I've only argued this for two days because you seem unwilling to understand my point. I thought this would be a simpler conversation, because you're a reasonable person. You don't have to do anything you don't want to, but the feature I'm advocating you remove seems to me to be both bad and unpopular. Feel free to disagree, but we should be trying to row together here, not break the user experience in clients we don't agree with. 
 Can you please give me an example on how Coracle users are affected? I need something that is real, that is breaking right now and that is not because the other client didn't implement or just ignored what the spec says. 

What I don't like in this whole debate is people advocating for other folks. Amethyst has been doing this for 1.8 years at the scale of 200,000+ installs and NONE, literally NONE, of our users ever mentioned this as a problem, even though most of the reports in Nostr come from us. I am not kidding. This is a really bizarre discussion. Even after you and others tried to gather Amethyst users to be angry about this, only a few people engaged. So, forgive me if I don't want to make changes based on hypotheticals. I can't just base my decisions on 5 of 200,000+ users. Otherwise, I would just go crazy with the amount of stuff that I would need to do. 
 Maybe people didn't mention it as a problem because they didn't know it was happening. It took a person seeing CSAM under their likes for me to hear about it. Most people who responded to my note are surprised about it.

I'm not trying to turn the mob against you, I just care about users not seeing child porn. I even contacted a lawyer from EFF about this late last year, because it's extremely concerning to me, for nostr in general. This is why I use Tagr. I've only spilled so many words on it because you didn't seem to understand my point, not because it's some moral crusade for me. I'm disappointed it had to turn into a flame war. That was not my intention. Internet 1, hodlbod 0 I guess 
 Did they see the CSAM in the likes in Coracle or in another client?

See.. I take the fact that they didn't know as working well. These reactions are out there. And reports are the things that gather the most amount of heated debate between users that are reporting each other. Reports generally escalate rather quickly. So, if this was a real problem, this thing would not only be known but it would be all over Nostr. It would be our anti-spam filters debacle all over again. 

If my actions are leading to other clients breaking and it's my fault, I am happy to fix it. But otherwise, there should be space to play around with different implementations for things and this is one of them. This type of difference is what makes different clients different. 

I think what we do is postive to the network. Other clients might disagree and not send the reaction. Receiving clients can filter it out or use it in any way they see fit. And users can pick the client with the approach they like (or that they don't bother about).

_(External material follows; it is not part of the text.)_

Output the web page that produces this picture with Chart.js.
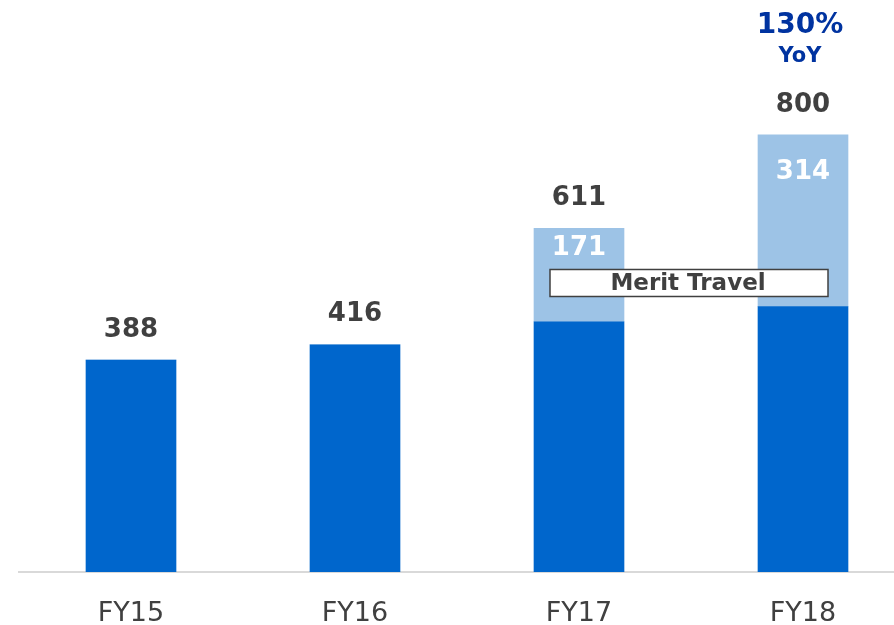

It's all good.

 
 hodlbod is right in this case

these other clowns don't even think about liability, or have common decency, it seems to me, and this reflects in their actions

15 “Beware of false prophets, who come to you in sheep’s clothing, but inwardly they are ravenous wolves. 16 You will know them by their fruits. Do men gather grapes from thornbushes or figs from thistles? 17 Even so, every good tree bears good fruit, but a bad tree bears bad fruit. 18 A good tree cannot bear bad fruit, nor can a bad tree bear good fruit. 19 Every tree that does not bear good fruit is cut down and thrown into the fire. 20 Therefore by their fruits you will know them." -- Matthew 7: 15-20 
 "Amethyst has been doing this for 1.8 years at the scale of 200,000+ installs and NONE, literally NONE, of our users ever mentioned this as a problem"

Sure looks like someone was raising the alarm 5 months ago. I just searched "kind 7" and found this:

https://github.com/vitorpamplona/amethyst/issues/874 
 I use the word hijacking because of what you said. "I always side with letting people know, even when their client doesn't want them to know." implies you're bypassing the design decisions of other clients on purpose. 
 You can’t help but bypass the arbitrary decisions of client developers when their decisions conflict with yours. Otherwise an aristocracy is created. 
 In a sense, but crafting events specifically to change the behavior of other clients just devolves into antagonism, it doesn't fix anything. 
 I know you’re right. 🤷 
 Yes, in that case I am making the decision for the other client and I think that is the correct decision. As one of the few clients that allows people to report and uses that report information activelly in our user base, the least I can do is to let users that are being reported know that it is happening. Even if their client doesn't want them to know. 
 By signing a kind 7 that many of your users are unaware is being signed on their behalf? 
 We also add the note author to their multiple mute lists on the same report button. We also update outdated relays on the fly, we also authenticate in relays without asking the user. The app does A LOT of things that we don't yet have individual little interfaces and explainers for. These combination of actions is what defines Amethyst's user experince from others. It has always been like that. And the code is open. It's not like we are trying to hide what each button does. We package everything into a few simple actions that do a lot, so the interface is not polluted with all the nitty gritty of Nostr.

Also, Amber users get 3 approvals everytime they report. So, people can always reject what the app is trying to do if they want to without us having to code anything.  
 No one is arguing that #Amethyst needs to walk the user through every little combo action happening under the hood, but when a non-obvious action could carry legal jeapordy, then it should be at least disclosed if not presented with an opt out. 
 I do also want to take objection with the statement that a users posts that get reported "will disappear from everywhere" without them knowing why. This simply isn't true.

Per NIP-56: A report is a kind 1984 event that signals to users and relays that some referenced content is objectionable. The definition of objectionable is obviously subjective and **all agents on the network (users, apps, relays, etc.) may consume and take action on them as they see fit.**

Some relays may eject all notes that receive a report, others won't. Some clients may choose to hide all notes that receive reports, and others will only display a warning, or nothing at all. Some will only take action if the content came from someone you follow, or who is within your web-of-trust, and others may simply set a threshold of needing to receive a certain number of reports on a particular post. Still others may only hide the note for the person who made the report.

The point is,it doesn't just disappear everywhere. It depends entirely on what relays and clients choose to do with reports, if they choose to do anything at all.